Why global real estate is taking up the sustainability challenge
The level of governmental action needed to meet the Paris emissions targets remains far short, but private actors, including many in the global real estate sector, are taking up the challenge.
The built sector is responsible for upwards of 40 percent of the world’s Green House Gas emissions, making it crucial to achieving the Paris Agreement targets.
At the December COP24 gathering in Katowice, Poland, negotiators agreed a common rulebook that will govern how the 196 signatory countries keep their promises on cutting carbon emissions. The regulations will provide a crucial practical framework to help nation states deliver on the 2015 Paris Agreement goal of limiting average global temperature rises to well below 2°C above pre-industrial levels.
However, achieving that goal requires rapid, far-reaching changes in all aspects of society.
Real estate progress on Paris goals
A recent report from the Urban Land Institute’s Greenprint Center for Building Performance noted members’ buildings continue to reduce energy and water use, waste generation and carbon emissions. It found participating properties are well ahead of schedule to reduce greenhouse gas emissions by 50 percent by 2030, in line with the Paris goals.
Property companies’ number one approach to meeting the targets has been to focus on energy efficiency initiatives, notes Tom Roundell Greene, Director, Global Sustainability at JLL. “We are seeing significant improvements in heating, ventilation and air conditioning equipment, along with greater use of efficient lighting, and a focus on improved plant and infrastructure.”
Efficient lighting equipment is proving one of the most cost effective and impactful ways to reduce building emissions, as it directly and immediately reduces energy consumption, adds Roundell Greene. “And the improvements in technologies, coupled with reduction in acquisition costs have accelerated adoption.”
Firms are also adopting a range of more high-tech approaches to drive property efficiencies, such as real-time data to identify and monitor opportunities for ongoing improvement, IoT platforms, and leveraging the evolving breed of proptech and building management systems.
Alongside these efficiency programmes, other notable action streams include expanding the use of renewable energy sources, and introducing green building principles across companies’ portfolios, says Roundell Greene. At the same time, companies are taking steps to enhance their resilience and increase contingency planning to guard against the impacts of climate change.

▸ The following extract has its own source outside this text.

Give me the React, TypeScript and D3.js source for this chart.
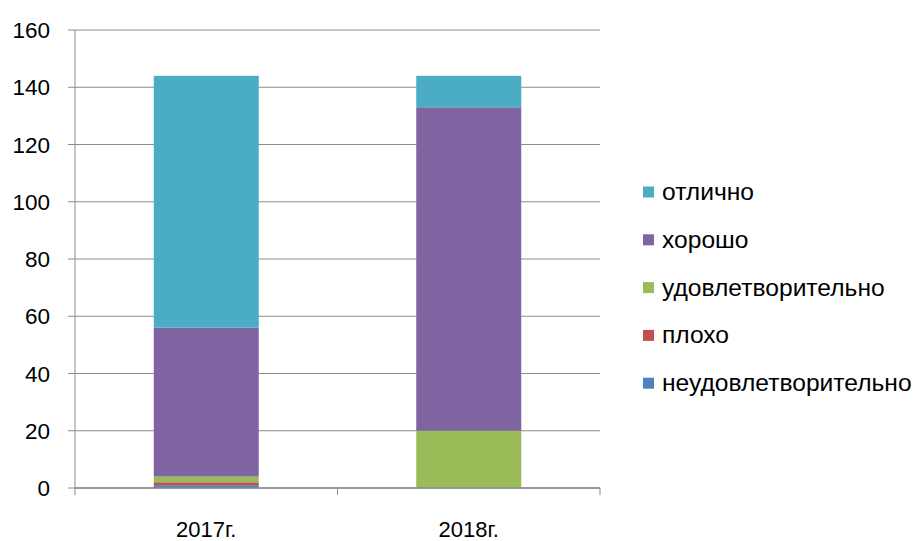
import React from "react";
import * as d3 from "d3";

const categories = ["2017г.", "2018г."];
const seriesNames = ["неудовлетворительно", "плохо", "удовлетворительно", "хорошо", "отлично"];
const seriesColors = ["#4F81BD", "#C0504D", "#9BBB59", "#8064A2", "#4BACC6"];
const neudovl = [1, 0];
const plokho = [1, 0];
const udovl = [2, 20];
const khorosho = [52, 113];
const otlichno = [88, 11];
const yTicks = [0, 20, 40, 60, 80, 100, 120, 140, 160];

const seriesValues = [neudovl, plokho, udovl, khorosho, otlichno];

export default function App() {
  const W = 916, H = 541;
  const left = 75, right = 600, top = 30, bottom = 488;
  const font = "'Liberation Sans', Arial, sans-serif";
  const x = d3.scaleBand<string>().domain(categories).range([left, right]).paddingInner(0.6).paddingOuter(0.3);
  const y = d3.scaleLinear().domain([0, 160]).range([bottom, top]);
  const rows = categories.map((c, i) => {
    const r: any = { cat: c };
    seriesNames.forEach((s, j) => (r[s] = seriesValues[j][i]));
    return r;
  });
  const stacked = d3.stack<any>().keys(seriesNames)(rows);
  const band = (right - left) / categories.length;
  const xEdges = d3.range(categories.length + 1).map((i) => left + i * band);
  const legendOrder = [4, 3, 2, 1, 0];
  return (
    <svg width={W} height={H} style={{ position: "absolute", left: 0, top: 0, background: "#fff" }}>
      {yTicks.map((t) => (
        <g key={t}>
          <line x1={left - 7} x2={right} y1={y(t)} y2={y(t)} stroke="#8c8c8c" strokeWidth={1} />
          <text x={50} y={y(t) + 8} textAnchor="end" fontFamily={font} fontSize={22.5} fill="#000">
            {t}
          </text>
        </g>
      ))}
      {stacked.map((layer, j) => (
        <g key={layer.key} fill={seriesColors[j]}>
          {layer.map((d, i) =>
            d[1] - d[0] > 0 ? (
              <rect
                key={i}
                x={x(categories[i])}
                width={x.bandwidth()}
                y={y(d[1])}
                height={y(d[0]) - y(d[1])}
              />
            ) : null
          )}
        </g>
      ))}
      <line x1={left} x2={left} y1={top} y2={bottom} stroke="#8c8c8c" strokeWidth={1} />
      <line x1={left} x2={right} y1={bottom} y2={bottom} stroke="#8c8c8c" strokeWidth={1.5} />
      {xEdges.map((e, i) => (
        <line key={i} x1={e} x2={e} y1={bottom} y2={bottom + 7} stroke="#8c8c8c" strokeWidth={1} />
      ))}
      {categories.map((c) => (
        <text key={c} x={x(c)! + x.bandwidth() / 2} y={537} textAnchor="middle" fontFamily={font} fontSize={22} fill="#000">
          {c}
        </text>
      ))}
      {legendOrder.map((j, k) => (
        <g key={j} transform={`translate(643, ${192 + k * 47.8})`}>
          <rect x={0} y={-5.5} width={11} height={11} fill={seriesColors[j]} />
          <text x={19} y={8} fontFamily={font} fontSize={24.6} fill="#000">
            {seriesNames[j]}
          </text>
        </g>
      ))}
    </svg>
  );
}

The need for concerted, collective action to limit global warming is widely accepted. But there are compelling, self-interested commercial reasons for why real estate companies should lead the way, says Cynthia Curtis, SVP, Sustainability at JLL. “The business case isn’t around reducing emissions per se, rather the benefits that flow from the actions undertaken.”
Lower operating costs stemming from efficiency gains is an obvious one. Then there is risk mitigation, brand enhancement and heightened innovation since emissions reduction goals often foster more innovative processes. Employee recruitment, retention and productivity are another.
“Employees, particularly millennials, increasingly want to work for a company that articulates and practices social and environmental responsibility,” says Curtis. “Health and well-being are also growing in importance. Indoor air quality, thermal comfort, lighting design and daylighting, and freedom from noise and distraction all factor in to improving productivity and reducing absenteeism.”
Increased asset values are a further consideration.
“According to the World Green Building Council, the percentage of owners reporting that new green buildings have an asset value more than 10 percent greater than those of traditional buildings has nearly doubled, to 30 percent,” notes Curtis.
Meanwhile, research by Deutsche Bank found companies with high environmental, social, and governance (ESG) ratings have a lower cost of debt and equity and outperform the market in the medium and long term.
While the ULI report offers some encouraging signs of how the real estate industry as a whole is embracing the Paris emissions goals, some sectors are making more headway than others.
“To date, Class A commercial is demonstrating the best sustainability performance, with Class B a close second,” says Curtis. This higher performance is in part a function of client demand. “Clients are paying a premium for the space, so they expect it to be optimised. In addition, a front office or public-facing space expects to have the elements that come with sustainable design, such as good ventilation, lighting and automation.”
By contrast, Class C and multi-family have made the least progress on sustainability. Tenants are paying a lower price-point, hence the owners don’t have the same incentive to make the relevant upgrades and investments,” notes Curtis.
Similarly, while industry players have tended to focus on Scope 1 and 2 emissions that are more under their control, they will need to shift attention to their wider Scope 3 supply chain emissions if meaningful headway is to be made.
“To drive more impact, we need an all-encompassing strategy,” concur Curtis and Roundell Greene.
Further efforts should include partnering with suppliers on issues such as circularity, waste reduction and process improvements, and investing in ‘green’ technologies and transportation infrastructure. Enhancing engagement with owner, occupier and investor stakeholders – for example, to help highlight sustainability as a value driver for organisations – is another priority.
While there is still some way to go, Roundell Greene is positive on real estate’s part in fighting climate change.
“Evidence now shows that a real estate strategy incorporating sustainability not only improves property and asset value and enhances the occupier experience, it’s the hallmark of true leadership.”